Source data.
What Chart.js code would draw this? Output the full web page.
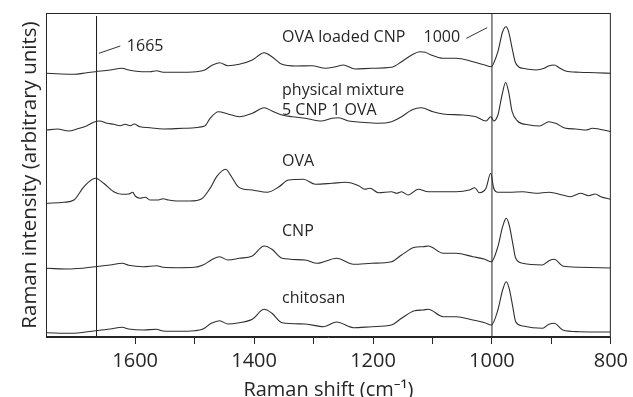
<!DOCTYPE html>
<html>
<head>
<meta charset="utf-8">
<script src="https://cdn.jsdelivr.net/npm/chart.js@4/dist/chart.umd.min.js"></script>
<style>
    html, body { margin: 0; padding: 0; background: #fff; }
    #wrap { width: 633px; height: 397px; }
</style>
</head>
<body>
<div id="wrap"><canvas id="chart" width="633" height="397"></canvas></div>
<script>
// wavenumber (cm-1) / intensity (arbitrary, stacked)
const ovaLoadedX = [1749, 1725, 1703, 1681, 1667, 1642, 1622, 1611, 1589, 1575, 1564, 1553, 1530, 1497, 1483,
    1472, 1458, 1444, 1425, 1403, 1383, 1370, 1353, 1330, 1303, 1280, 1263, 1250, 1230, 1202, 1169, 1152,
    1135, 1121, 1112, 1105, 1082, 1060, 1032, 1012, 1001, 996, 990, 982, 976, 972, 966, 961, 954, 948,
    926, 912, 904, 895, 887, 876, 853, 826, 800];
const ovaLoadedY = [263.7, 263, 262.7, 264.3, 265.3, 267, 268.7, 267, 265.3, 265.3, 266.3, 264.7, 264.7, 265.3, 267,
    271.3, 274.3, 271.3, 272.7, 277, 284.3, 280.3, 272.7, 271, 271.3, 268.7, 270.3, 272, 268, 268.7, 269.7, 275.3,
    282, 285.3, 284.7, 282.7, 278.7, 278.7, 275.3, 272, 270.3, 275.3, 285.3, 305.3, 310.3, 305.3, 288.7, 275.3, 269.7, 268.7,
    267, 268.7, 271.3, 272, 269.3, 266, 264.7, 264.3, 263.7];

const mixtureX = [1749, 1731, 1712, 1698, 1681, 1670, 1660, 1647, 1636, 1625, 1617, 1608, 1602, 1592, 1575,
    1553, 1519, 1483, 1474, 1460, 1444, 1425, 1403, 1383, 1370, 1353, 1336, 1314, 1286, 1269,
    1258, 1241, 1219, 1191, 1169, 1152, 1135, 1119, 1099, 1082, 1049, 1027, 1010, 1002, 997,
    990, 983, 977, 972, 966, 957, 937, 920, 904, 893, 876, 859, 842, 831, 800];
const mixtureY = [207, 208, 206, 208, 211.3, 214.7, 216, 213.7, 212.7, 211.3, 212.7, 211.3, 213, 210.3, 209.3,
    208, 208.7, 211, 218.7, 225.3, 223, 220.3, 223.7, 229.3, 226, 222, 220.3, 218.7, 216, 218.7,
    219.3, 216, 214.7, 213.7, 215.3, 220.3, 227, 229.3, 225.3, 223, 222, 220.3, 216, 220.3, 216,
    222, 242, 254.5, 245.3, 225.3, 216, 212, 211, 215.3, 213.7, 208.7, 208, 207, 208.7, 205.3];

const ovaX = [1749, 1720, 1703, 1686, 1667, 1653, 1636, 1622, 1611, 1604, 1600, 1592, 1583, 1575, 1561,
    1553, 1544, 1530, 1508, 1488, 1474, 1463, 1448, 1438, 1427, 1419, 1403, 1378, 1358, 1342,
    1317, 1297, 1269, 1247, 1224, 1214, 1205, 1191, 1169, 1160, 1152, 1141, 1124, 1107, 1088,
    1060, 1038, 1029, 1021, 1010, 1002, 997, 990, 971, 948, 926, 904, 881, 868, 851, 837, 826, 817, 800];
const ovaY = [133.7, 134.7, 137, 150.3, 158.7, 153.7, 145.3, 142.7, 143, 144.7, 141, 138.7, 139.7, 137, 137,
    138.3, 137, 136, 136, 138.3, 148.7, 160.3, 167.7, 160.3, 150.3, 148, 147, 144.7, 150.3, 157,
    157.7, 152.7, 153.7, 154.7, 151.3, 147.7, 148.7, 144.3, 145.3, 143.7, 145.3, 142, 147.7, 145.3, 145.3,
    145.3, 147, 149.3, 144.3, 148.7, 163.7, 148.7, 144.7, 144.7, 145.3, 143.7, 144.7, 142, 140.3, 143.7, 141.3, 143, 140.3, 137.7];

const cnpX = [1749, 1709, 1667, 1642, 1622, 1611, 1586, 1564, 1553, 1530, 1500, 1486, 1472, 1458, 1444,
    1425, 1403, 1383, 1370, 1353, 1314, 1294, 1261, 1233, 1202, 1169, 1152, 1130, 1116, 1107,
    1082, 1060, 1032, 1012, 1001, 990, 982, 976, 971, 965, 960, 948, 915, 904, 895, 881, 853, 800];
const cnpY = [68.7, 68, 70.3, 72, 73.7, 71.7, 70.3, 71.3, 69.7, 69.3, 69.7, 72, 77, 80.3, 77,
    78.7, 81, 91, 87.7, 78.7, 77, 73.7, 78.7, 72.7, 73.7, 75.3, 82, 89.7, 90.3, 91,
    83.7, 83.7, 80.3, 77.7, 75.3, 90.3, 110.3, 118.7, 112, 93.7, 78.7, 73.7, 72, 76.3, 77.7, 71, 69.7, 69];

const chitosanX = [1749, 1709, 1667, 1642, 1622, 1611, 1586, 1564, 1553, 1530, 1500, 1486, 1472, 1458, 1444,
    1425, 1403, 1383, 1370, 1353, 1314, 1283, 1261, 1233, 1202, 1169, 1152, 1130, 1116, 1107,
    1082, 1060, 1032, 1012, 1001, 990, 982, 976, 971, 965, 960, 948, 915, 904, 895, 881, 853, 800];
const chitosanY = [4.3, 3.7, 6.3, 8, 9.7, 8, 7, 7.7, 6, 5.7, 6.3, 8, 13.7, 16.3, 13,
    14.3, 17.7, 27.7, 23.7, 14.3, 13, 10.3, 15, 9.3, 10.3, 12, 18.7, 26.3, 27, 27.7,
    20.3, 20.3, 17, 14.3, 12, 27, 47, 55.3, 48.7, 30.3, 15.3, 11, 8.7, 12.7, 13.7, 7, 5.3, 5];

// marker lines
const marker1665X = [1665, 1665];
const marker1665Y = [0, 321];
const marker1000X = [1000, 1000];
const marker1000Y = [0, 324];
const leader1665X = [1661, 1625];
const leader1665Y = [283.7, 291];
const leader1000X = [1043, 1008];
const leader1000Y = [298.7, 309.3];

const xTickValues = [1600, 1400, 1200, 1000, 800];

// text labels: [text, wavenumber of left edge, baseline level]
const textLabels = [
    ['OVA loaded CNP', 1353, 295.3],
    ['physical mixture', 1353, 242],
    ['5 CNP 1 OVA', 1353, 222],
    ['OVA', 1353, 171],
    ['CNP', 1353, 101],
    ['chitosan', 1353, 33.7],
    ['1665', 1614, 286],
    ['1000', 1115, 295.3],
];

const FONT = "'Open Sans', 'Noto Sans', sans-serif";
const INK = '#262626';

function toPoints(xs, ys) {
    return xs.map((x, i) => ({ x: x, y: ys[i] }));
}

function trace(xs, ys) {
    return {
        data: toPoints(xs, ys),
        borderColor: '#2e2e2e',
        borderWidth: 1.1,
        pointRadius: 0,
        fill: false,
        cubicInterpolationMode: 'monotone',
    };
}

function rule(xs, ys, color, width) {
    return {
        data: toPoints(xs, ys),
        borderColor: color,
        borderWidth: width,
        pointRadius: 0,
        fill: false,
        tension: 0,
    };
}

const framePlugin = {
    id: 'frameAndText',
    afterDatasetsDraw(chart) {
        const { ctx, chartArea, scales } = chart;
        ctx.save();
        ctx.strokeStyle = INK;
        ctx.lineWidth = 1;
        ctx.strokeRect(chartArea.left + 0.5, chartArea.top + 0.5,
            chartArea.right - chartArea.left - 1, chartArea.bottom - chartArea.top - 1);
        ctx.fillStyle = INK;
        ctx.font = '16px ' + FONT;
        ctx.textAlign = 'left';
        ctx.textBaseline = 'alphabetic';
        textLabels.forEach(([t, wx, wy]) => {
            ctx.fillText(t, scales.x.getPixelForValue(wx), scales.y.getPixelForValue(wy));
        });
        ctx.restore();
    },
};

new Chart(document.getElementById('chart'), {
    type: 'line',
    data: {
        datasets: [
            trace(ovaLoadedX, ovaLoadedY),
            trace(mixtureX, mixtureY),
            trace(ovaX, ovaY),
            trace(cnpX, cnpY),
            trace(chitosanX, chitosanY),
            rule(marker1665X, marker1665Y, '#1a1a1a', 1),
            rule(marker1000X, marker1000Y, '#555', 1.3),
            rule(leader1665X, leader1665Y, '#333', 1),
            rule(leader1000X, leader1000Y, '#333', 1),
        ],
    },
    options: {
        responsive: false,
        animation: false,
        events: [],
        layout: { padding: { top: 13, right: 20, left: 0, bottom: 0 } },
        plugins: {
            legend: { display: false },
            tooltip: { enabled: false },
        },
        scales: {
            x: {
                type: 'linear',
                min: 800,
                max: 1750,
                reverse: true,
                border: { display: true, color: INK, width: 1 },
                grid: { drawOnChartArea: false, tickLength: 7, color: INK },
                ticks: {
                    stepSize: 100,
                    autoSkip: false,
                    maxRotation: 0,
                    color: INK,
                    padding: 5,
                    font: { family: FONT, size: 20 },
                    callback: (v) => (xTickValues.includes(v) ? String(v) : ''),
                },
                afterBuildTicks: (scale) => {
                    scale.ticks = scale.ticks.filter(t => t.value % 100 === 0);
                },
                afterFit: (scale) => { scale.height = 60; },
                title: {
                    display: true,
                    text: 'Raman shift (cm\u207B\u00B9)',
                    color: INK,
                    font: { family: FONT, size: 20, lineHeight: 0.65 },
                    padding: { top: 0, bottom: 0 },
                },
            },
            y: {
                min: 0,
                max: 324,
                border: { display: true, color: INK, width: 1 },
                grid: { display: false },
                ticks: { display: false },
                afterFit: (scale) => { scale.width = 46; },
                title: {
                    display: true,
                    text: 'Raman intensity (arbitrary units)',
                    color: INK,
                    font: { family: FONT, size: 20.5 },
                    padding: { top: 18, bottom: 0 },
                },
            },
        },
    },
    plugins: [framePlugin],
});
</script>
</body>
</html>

Given exercise.
Transcribe the opening line of the listing above, please, and every line after it through the line with "207, 208.7, 205.3];", word for word, without pictures.

Solution for this problem.
What Chart.js code would draw this? Output the full web page.
<!DOCTYPE html>
<html>
<head>
<meta charset="utf-8">
<script src="https://cdn.jsdelivr.net/npm/chart.js@4/dist/chart.umd.min.js"></script>
<style>
    html, body { margin: 0; padding: 0; background: #fff; }
    #wrap { width: 633px; height: 397px; }
</style>
</head>
<body>
<div id="wrap"><canvas id="chart" width="633" height="397"></canvas></div>
<script>
// wavenumber (cm-1) / intensity (arbitrary, stacked)
const ovaLoadedX = [1749, 1725, 1703, 1681, 1667, 1642, 1622, 1611, 1589, 1575, 1564, 1553, 1530, 1497, 1483,
    1472, 1458, 1444, 1425, 1403, 1383, 1370, 1353, 1330, 1303, 1280, 1263, 1250, 1230, 1202, 1169, 1152,
    1135, 1121, 1112, 1105, 1082, 1060, 1032, 1012, 1001, 996, 990, 982, 976, 972, 966, 961, 954, 948,
    926, 912, 904, 895, 887, 876, 853, 826, 800];
const ovaLoadedY = [263.7, 263, 262.7, 264.3, 265.3, 267, 268.7, 267, 265.3, 265.3, 266.3, 264.7, 264.7, 265.3, 267,
    271.3, 274.3, 271.3, 272.7, 277, 284.3, 280.3, 272.7, 271, 271.3, 268.7, 270.3, 272, 268, 268.7, 269.7, 275.3,
    282, 285.3, 284.7, 282.7, 278.7, 278.7, 275.3, 272, 270.3, 275.3, 285.3, 305.3, 310.3, 305.3, 288.7, 275.3, 269.7, 268.7,
    267, 268.7, 271.3, 272, 269.3, 266, 264.7, 264.3, 263.7];

const mixtureX = [1749, 1731, 1712, 1698, 1681, 1670, 1660, 1647, 1636, 1625, 1617, 1608, 1602, 1592, 1575,
    1553, 1519, 1483, 1474, 1460, 1444, 1425, 1403, 1383, 1370, 1353, 1336, 1314, 1286, 1269,
    1258, 1241, 1219, 1191, 1169, 1152, 1135, 1119, 1099, 1082, 1049, 1027, 1010, 1002, 997,
    990, 983, 977, 972, 966, 957, 937, 920, 904, 893, 876, 859, 842, 831, 800];
const mixtureY = [207, 208, 206, 208, 211.3, 214.7, 216, 213.7, 212.7, 211.3, 212.7, 211.3, 213, 210.3, 209.3,
    208, 208.7, 211, 218.7, 225.3, 223, 220.3, 223.7, 229.3, 226, 222, 220.3, 218.7, 216, 218.7,
    219.3, 216, 214.7, 213.7, 215.3, 220.3, 227, 229.3, 225.3, 223, 222, 220.3, 216, 220.3, 216,
    222, 242, 254.5, 245.3, 225.3, 216, 212, 211, 215.3, 213.7, 208.7, 208, 207, 208.7, 205.3];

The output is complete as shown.